>> Begin Material provided
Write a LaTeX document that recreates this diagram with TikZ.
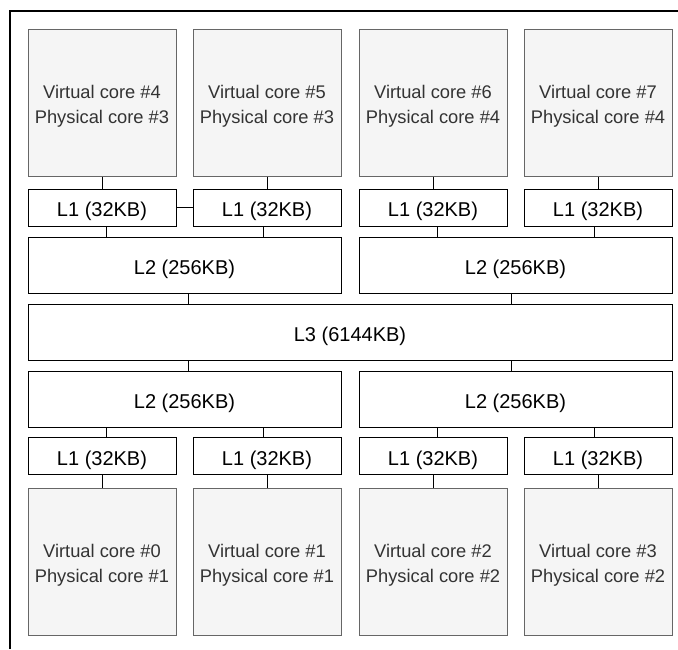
\documentclass[tikz,border=0pt]{standalone}
\usepackage{fontspec}
\setmainfont{Liberation Sans}
\usetikzlibrary{calc}
\definecolor{corefill}{HTML}{F5F5F5}
\definecolor{coreline}{HTML}{666666}
\definecolor{coretext}{HTML}{333333}
\tikzset{
  core/.style={draw=coreline, fill=corefill, text=coretext, line width=1pt,
    minimum width=148pt, minimum height=147pt, inner sep=0pt, align=center,
    text height=45pt, text depth=3.8pt,
    font=\fontsize{18.3}{25}\selectfont},
  cache/.style={draw=black, fill=white, line width=1pt, inner sep=0pt,
    text height=22.6pt, text depth=4.1pt,
    font=\fontsize{20}{23}\selectfont},
  lone/.style={cache, minimum width=148pt, minimum height=37pt},
  ltwo/.style={cache, minimum width=313pt, minimum height=56pt},
  lthree/.style={cache, minimum width=644pt, minimum height=56pt},
  wire/.style={draw=black, line width=1pt},
  frame/.style={draw=black, line width=1.3pt}
}
\begin{document}
\begin{tikzpicture}[x=1pt,y=-1pt]
\useasboundingbox (0,0) rectangle (678,649);

% outer frame (open on the right and bottom)
\coordinate (fbl) at (10,649);
\coordinate (ftl) at (10,11);
\coordinate (ftr) at (678,11);
\draw[frame] (fbl) -- (ftl) -- (ftr);

% upper cores
\node[core] (c4) at (102,102.5) {Virtual core \#4\\Physical core \#3};
\node[core] (c5) at (267,102.5) {Virtual core \#5\\Physical core \#3};
\node[core] (c6) at (433,102.5) {Virtual core \#6\\Physical core \#4};
\node[core] (c7) at (598,102.5) {Virtual core \#7\\Physical core \#4};

% upper L1 caches
\node[lone] (u1a) at (102,207.5) {L1 (32KB)};
\node[lone] (u1b) at (267,207.5) {L1 (32KB)};
\node[lone] (u1c) at (433,207.5) {L1 (32KB)};
\node[lone] (u1d) at (598,207.5) {L1 (32KB)};

% upper L2 caches
\node[ltwo] (u2a) at (184.5,265) {L2 (256KB)};
\node[ltwo] (u2b) at (515.5,265) {L2 (256KB)};

% shared L3
\node[lthree] (l3) at (350,332) {L3 (6144KB)};

% lower L2 caches
\node[ltwo] (d2a) at (184.5,399) {L2 (256KB)};
\node[ltwo] (d2b) at (515.5,399) {L2 (256KB)};

% lower L1 caches
\node[lone] (d1a) at (102,456) {L1 (32KB)};
\node[lone] (d1b) at (267,456) {L1 (32KB)};
\node[lone] (d1c) at (433,456) {L1 (32KB)};
\node[lone] (d1d) at (598,456) {L1 (32KB)};

% lower cores
\node[core] (c0) at (102,561.5) {Virtual core \#0\\Physical core \#1};
\node[core] (c1) at (267,561.5) {Virtual core \#1\\Physical core \#1};
\node[core] (c2) at (433,561.5) {Virtual core \#2\\Physical core \#2};
\node[core] (c3) at (598,561.5) {Virtual core \#3\\Physical core \#2};

% attachment points on the wide caches
\coordinate (u2a1) at ($(u2a.north west)!0.25!(u2a.north east)$);
\coordinate (u2a2) at ($(u2a.north west)!0.75!(u2a.north east)$);
\coordinate (u2b1) at ($(u2b.north west)!0.25!(u2b.north east)$);
\coordinate (u2b2) at ($(u2b.north west)!0.75!(u2b.north east)$);
\coordinate (l3t1) at ($(l3.north west)!0.25!(l3.north east)$);
\coordinate (l3t2) at ($(l3.north west)!0.75!(l3.north east)$);
\coordinate (l3b1) at ($(l3.south west)!0.25!(l3.south east)$);
\coordinate (l3b2) at ($(l3.south west)!0.75!(l3.south east)$);
\coordinate (d2a1) at ($(d2a.south west)!0.25!(d2a.south east)$);
\coordinate (d2a2) at ($(d2a.south west)!0.75!(d2a.south east)$);
\coordinate (d2b1) at ($(d2b.south west)!0.25!(d2b.south east)$);
\coordinate (d2b2) at ($(d2b.south west)!0.75!(d2b.south east)$);

% cores to L1
\foreach \c/\l in {c4/u1a, c5/u1b, c6/u1c, c7/u1d, d1a/c0, d1b/c1, d1c/c2, d1d/c3}
  \draw[wire] (\c.south) -- (\l.north);

% link between the two L1 caches of physical core #3
\draw[wire] (u1a.east) -- (u1b.west);

% L1 to L2 (upper)
\draw[wire] (u2a1) -- (u2a1 |- u1a.south);
\draw[wire] (u2a2) -- (u2a2 |- u1b.south);
\draw[wire] (u2b1) -- (u2b1 |- u1c.south);
\draw[wire] (u2b2) -- (u2b2 |- u1d.south);

% L2 to L3
\draw[wire] (l3t1) -- (l3t1 |- u2a.south);
\draw[wire] (l3t2) -- (l3t2 |- u2b.south);
\draw[wire] (l3b1) -- (l3b1 |- d2a.north);
\draw[wire] (l3b2) -- (l3b2 |- d2b.north);

% L2 to L1 (lower)
\draw[wire] (d2a1) -- (d2a1 |- d1a.north);
\draw[wire] (d2a2) -- (d2a2 |- d1b.north);
\draw[wire] (d2b1) -- (d2b1 |- d1c.north);
\draw[wire] (d2b2) -- (d2b2 |- d1d.north);
\end{tikzpicture}
\end{document}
>> End Material provided
Exercise brief: The lines from the top of the data above through the one holding "(c7) at (598,102.5)" are to be repeated exactly, and only those, with no pictures.

Task output:
Write a LaTeX document that recreates this diagram with TikZ.
\documentclass[tikz,border=0pt]{standalone}
\usepackage{fontspec}
\setmainfont{Liberation Sans}
\usetikzlibrary{calc}
\definecolor{corefill}{HTML}{F5F5F5}
\definecolor{coreline}{HTML}{666666}
\definecolor{coretext}{HTML}{333333}
\tikzset{
  core/.style={draw=coreline, fill=corefill, text=coretext, line width=1pt,
    minimum width=148pt, minimum height=147pt, inner sep=0pt, align=center,
    text height=45pt, text depth=3.8pt,
    font=\fontsize{18.3}{25}\selectfont},
  cache/.style={draw=black, fill=white, line width=1pt, inner sep=0pt,
    text height=22.6pt, text depth=4.1pt,
    font=\fontsize{20}{23}\selectfont},
  lone/.style={cache, minimum width=148pt, minimum height=37pt},
  ltwo/.style={cache, minimum width=313pt, minimum height=56pt},
  lthree/.style={cache, minimum width=644pt, minimum height=56pt},
  wire/.style={draw=black, line width=1pt},
  frame/.style={draw=black, line width=1.3pt}
}
\begin{document}
\begin{tikzpicture}[x=1pt,y=-1pt]
\useasboundingbox (0,0) rectangle (678,649);

% outer frame (open on the right and bottom)
\coordinate (fbl) at (10,649);
\coordinate (ftl) at (10,11);
\coordinate (ftr) at (678,11);
\draw[frame] (fbl) -- (ftl) -- (ftr);

% upper cores
\node[core] (c4) at (102,102.5) {Virtual core \#4\\Physical core \#3};
\node[core] (c5) at (267,102.5) {Virtual core \#5\\Physical core \#3};
\node[core] (c6) at (433,102.5) {Virtual core \#6\\Physical core \#4};
\node[core] (c7) at (598,102.5) {Virtual core \#7\\Physical core \#4};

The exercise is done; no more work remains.